State Spaces
State Spaces: One general formulation of intelligent action is in terms of state space. A state contains all of the information necessary to predict the effects of an action and to determine if it is a goal state. State-space searching assumes that
- the agent has perfect knowledge of the state space and can observe what state it is in (i.e., there is full observability);
- the agent has a set of actions that have known deterministic effects;
- some states are goal states, the agent wants to reach one of these goal states, and the agent can recognize a goal state; and
- a solution is a sequence of actions that will get the agent from its current state to a goal state.
A state-space problem consists of
- a set of states;
- a distinguished set of states called the start states;
- a set of actions available to the agent in each state;
- an action function that, given a state and an action, returns a new state;
- a set of goal states, often specified as a Boolean function, goal(s), that is true when s is a goal state; and
- a criterion that specifies the quality of an acceptable solution. For example, any sequence of actions that gets the agent to the goal state may be acceptable, or there may be costs associated with actions and the agent may be required to find a sequence that has minimal total cost. This is called an optimal solution. Alternatively, it may be satisfied with any solution that is within 10% of optimal.
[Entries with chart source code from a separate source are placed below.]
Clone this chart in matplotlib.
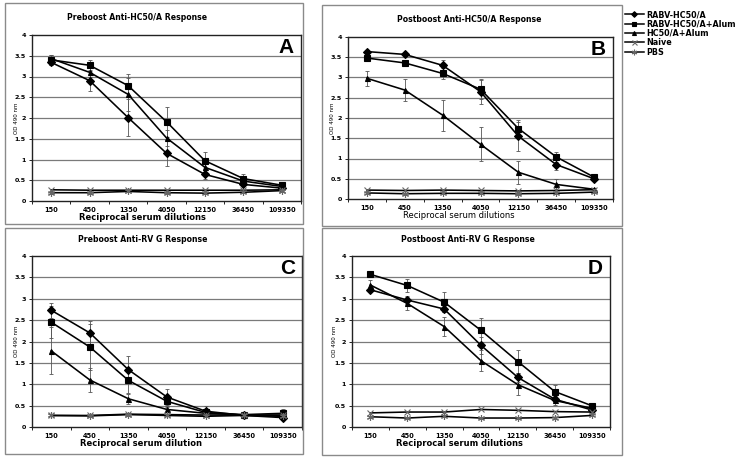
import matplotlib
matplotlib.use('Agg')
import matplotlib.pyplot as plt
from matplotlib.lines import Line2D
from matplotlib.patches import Rectangle

# Data (OD 490 nm)
dilutions = ['150', '450', '1350', '4050', '12150', '36450', '109350']
series_names = ['RABV-HC50/A', 'RABV-HC50/A+Alum', 'HC50/A+Alum', 'Naive', 'PBS']

# A: preboost anti-HC50/A
a_rabv       = [3.34, 2.90, 2.01, 1.15, 0.64, 0.40, 0.31]
a_rabv_alum  = [3.40, 3.27, 2.78, 1.91, 0.97, 0.54, 0.38]
a_hc50_alum  = [3.43, 3.10, 2.57, 1.52, 0.81, 0.48, 0.35]
a_naive      = [0.27, 0.26, 0.26, 0.26, 0.26, 0.26, 0.27]
a_pbs        = [0.20, 0.20, 0.23, 0.20, 0.19, 0.21, 0.25]
a_rabv_err      = [0.06, 0.26, 0.45, 0.31, 0.10, 0.05, 0.03]
a_rabv_alum_err = [0.12, 0.13, 0.27, 0.36, 0.22, 0.10, 0.03]
a_hc50_alum_err = [0.10, 0.10, 0.40, 0.20, 0.10, 0.06, 0.03]

# B: postboost anti-HC50/A
b_rabv       = [3.64, 3.57, 3.30, 2.65, 1.55, 0.85, 0.50]
b_rabv_alum  = [3.48, 3.36, 3.10, 2.71, 1.74, 1.04, 0.54]
b_hc50_alum  = [2.98, 2.69, 2.07, 1.35, 0.66, 0.36, 0.24]
b_naive      = [0.22, 0.21, 0.22, 0.21, 0.20, 0.21, 0.23]
b_pbs        = [0.15, 0.13, 0.14, 0.14, 0.13, 0.14, 0.17]
b_rabv_err      = [0.04, 0.04, 0.14, 0.30, 0.36, 0.14, 0.04]
b_rabv_alum_err = [0.05, 0.06, 0.13, 0.25, 0.21, 0.13, 0.04]
b_hc50_alum_err = [0.18, 0.28, 0.38, 0.42, 0.28, 0.13, 0.03]

# C: preboost anti-RV G
c_rabv       = [2.73, 2.20, 1.34, 0.70, 0.37, 0.27, 0.22]
c_rabv_alum  = [2.45, 1.87, 1.09, 0.60, 0.34, 0.29, 0.32]
c_hc50_alum  = [1.78, 1.10, 0.66, 0.41, 0.32, 0.28, 0.27]
c_naive      = [0.27, 0.27, 0.30, 0.29, 0.28, 0.28, 0.28]
c_pbs        = [0.27, 0.26, 0.29, 0.27, 0.25, 0.27, 0.25]
c_rabv_err      = [0.18, 0.28, 0.31, 0.18, 0.13, 0.03, 0.03]
c_rabv_alum_err = [0.37, 0.53, 0.30, 0.12, 0.08, 0.03, 0.10]
c_hc50_alum_err = [0.55, 0.28, 0.12, 0.06, 0.04, 0.03, 0.03]

# D: postboost anti-RV G
d_rabv       = [3.21, 2.97, 2.76, 1.91, 1.16, 0.65, 0.40]
d_rabv_alum  = [3.57, 3.31, 2.92, 2.26, 1.53, 0.83, 0.50]
d_hc50_alum  = [3.32, 2.89, 2.35, 1.55, 0.99, 0.62, 0.44]
d_naive      = [0.33, 0.35, 0.35, 0.41, 0.39, 0.36, 0.35]
d_pbs        = [0.24, 0.21, 0.25, 0.21, 0.21, 0.22, 0.27]
d_rabv_err      = [0.04, 0.10, 0.06, 0.20, 0.10, 0.05, 0.03]
d_rabv_alum_err = [0.03, 0.15, 0.24, 0.28, 0.27, 0.16, 0.03]
d_hc50_alum_err = [0.11, 0.15, 0.23, 0.25, 0.24, 0.10, 0.03]

panels = [
    dict(letter='A', title='Preboost Anti-HC50/A Response', xlabel='Reciprocal serum dilutions',
         ys=[a_rabv, a_rabv_alum, a_hc50_alum, a_naive, a_pbs],
         errs=[a_rabv_err, a_rabv_alum_err, a_hc50_alum_err],
         ax_px=(32, 35, 301, 201), frame_px=(5, 3, 303, 224),
         title_px=(137, 17), xlabel_px=(142, 218), ylabel_x=17, xlabel_bold=True),
    dict(letter='B', title='Postboost Anti-HC50/A Response', xlabel='Reciprocal serum dilutions',
         ys=[b_rabv, b_rabv_alum, b_hc50_alum, b_naive, b_pbs],
         errs=[b_rabv_err, b_rabv_alum_err, b_hc50_alum_err],
         ax_px=(348, 37, 613, 199), frame_px=(322, 5, 622, 226),
         title_px=(469, 19), xlabel_px=(459, 216), ylabel_x=333, xlabel_bold=False),
    dict(letter='C', title='Preboost Anti-RV G Response', xlabel='Reciprocal serum dilution',
         ys=[c_rabv, c_rabv_alum, c_hc50_alum, c_naive, c_pbs],
         errs=[c_rabv_err, c_rabv_alum_err, c_hc50_alum_err],
         ax_px=(32, 256, 302, 427), frame_px=(5, 228, 303, 454),
         title_px=(143, 240), xlabel_px=(141, 444), ylabel_x=17, xlabel_bold=True),
    dict(letter='D', title='Postboost Anti-RV G Response', xlabel='Reciprocal serum dilutions',
         ys=[d_rabv, d_rabv_alum, d_hc50_alum, d_naive, d_pbs],
         errs=[d_rabv_err, d_rabv_alum_err, d_hc50_alum_err],
         ax_px=(352, 256, 610, 427), frame_px=(322, 228, 622, 455),
         title_px=(468, 239), xlabel_px=(459, 444), ylabel_x=335, xlabel_bold=True),
]

# Marker style per series (Excel-like)
styles = [
    dict(marker='D', ms=3.6, mfc='black', mec='black'),
    dict(marker='s', ms=3.8, mfc='black', mec='black'),
    dict(marker='^', ms=3.6, mfc='black', mec='black'),
    dict(marker='x', ms=4.5, mfc='none', mec='#666666', mew=0.8),
    dict(marker=(6, 2, 0), ms=5, mfc='none', mec='#666666', mew=0.8),
]

W, H = 741, 459

def fx(x):
    return x / W

def fy(y):
    return 1 - y / H

fig = plt.figure(figsize=(W / 100, H / 100), dpi=100)
fig.patch.set_facecolor('white')

x = list(range(len(dilutions)))

for p in panels:
    l, t, r, b = p['frame_px']
    fig.patches.append(Rectangle((fx(l), fy(b)), (r - l) / W, (b - t) / H,
                                 transform=fig.transFigure, fill=False,
                                 edgecolor='#8a8a8a', lw=1.0))

    l, t, r, b = p['ax_px']
    ax = fig.add_axes([fx(l), fy(b), (r - l) / W, (b - t) / H])
    ax.set_xlim(-0.5, 6.5)
    ax.set_ylim(0, 4)
    ax.set_yticks([0, 0.5, 1, 1.5, 2, 2.5, 3, 3.5, 4])
    ax.set_yticklabels(['0', '0.5', '1', '1.5', '2', '2.5', '3', '3.5', '4'])
    ax.set_xticks(x)
    ax.set_xticklabels(dilutions)
    ax.set_xticks([i - 0.5 for i in range(len(dilutions) + 1)], minor=True)
    ax.tick_params(axis='x', which='major', length=0, pad=4, labelsize=4.8)
    ax.tick_params(axis='x', which='minor', length=2.5, width=0.6, direction='out')
    ax.tick_params(axis='y', length=2, width=0.6, pad=2.5, labelsize=4.6)
    for lab in ax.get_xticklabels() + ax.get_yticklabels():
        lab.set_fontweight('bold')
    for y in [0.5, 1, 1.5, 2, 2.5, 3, 3.5]:
        ax.axhline(y, color='#7a7a7a', lw=0.9, zorder=0)
    for s in ax.spines.values():
        s.set_color('#222222')
        s.set_linewidth(1.0)

    for k, ys in enumerate(p['ys']):
        st = styles[k]
        if k < 3:
            ax.errorbar(x, ys, yerr=p['errs'][k], fmt='none', ecolor='#555555',
                        elinewidth=0.6, capsize=1.2, capthick=0.6, zorder=2)
        ax.plot(x, ys, color='black', lw=1.15, marker=st['marker'], ms=st['ms'],
                mfc=st['mfc'], mec=st['mec'], mew=st.get('mew', 0.8), zorder=3)

    ax.annotate(p['letter'], xy=(1, 1), xycoords='axes fraction', xytext=(-5, -2.5),
                textcoords='offset points', ha='right', va='top', fontsize=15,
                fontweight='bold', family='Liberation Sans')

    fig.text(fx(p['title_px'][0]), fy(p['title_px'][1]), p['title'], ha='center', va='center',
             fontsize=5.6, fontweight='bold')
    fig.text(fx(p['xlabel_px'][0]), fy(p['xlabel_px'][1]), p['xlabel'], ha='center', va='center',
             fontsize=6.0, fontweight='bold' if p['xlabel_bold'] else 'normal')
    fig.text(fx(p['ylabel_x']), fy((t + b) / 2), 'OD 490 nm', ha='center', va='center',
             rotation=90, fontsize=4.0)

# Legend on the right
handles = [Line2D([0], [0], color='black', lw=1.1, marker=st['marker'], ms=st['ms'] * 0.8,
                  mfc=st['mfc'], mec=st['mec'], mew=st.get('mew', 0.8)) for st in styles]
fig.legend(handles, series_names, loc='upper left', bbox_to_anchor=(fx(625), fy(10)),
           frameon=False, prop=dict(size=5.8, weight='bold'), handlelength=2.3,
           handletextpad=0.3, labelspacing=0.05, borderaxespad=0, borderpad=0)

fig.savefig('out.png', dpi=100, facecolor='white')
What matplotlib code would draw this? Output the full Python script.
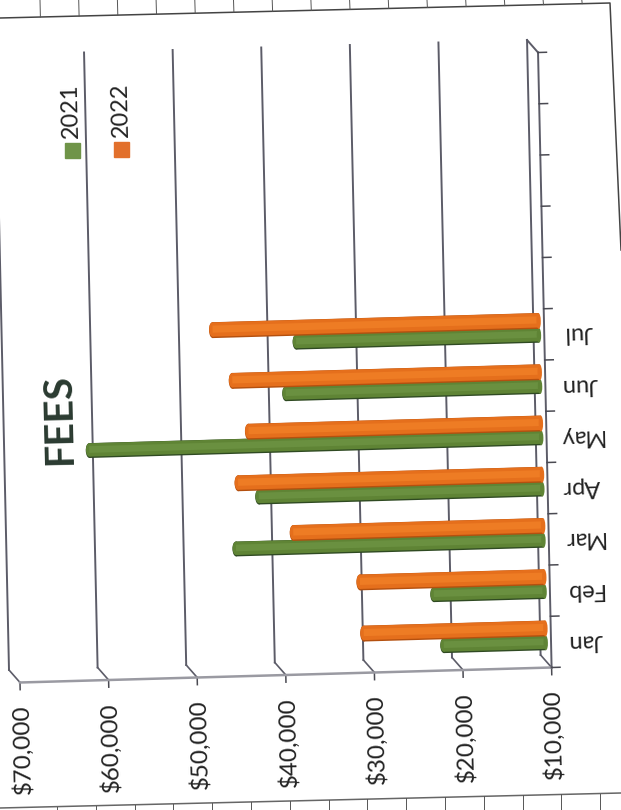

This framework is extended in subsequent chapters to include cases where an agent can exploit the internal features of the states, where the state is not fully observable (e.g., the robot does not know where the parcels are, or the teacher does not know the aptitude of the student), where the actions are stochastic (e.g., the robot may overshoot, or the student perhaps does not learn a topic that is taught), and where complex preferences exist in terms of rewards and punishments, not just goal states.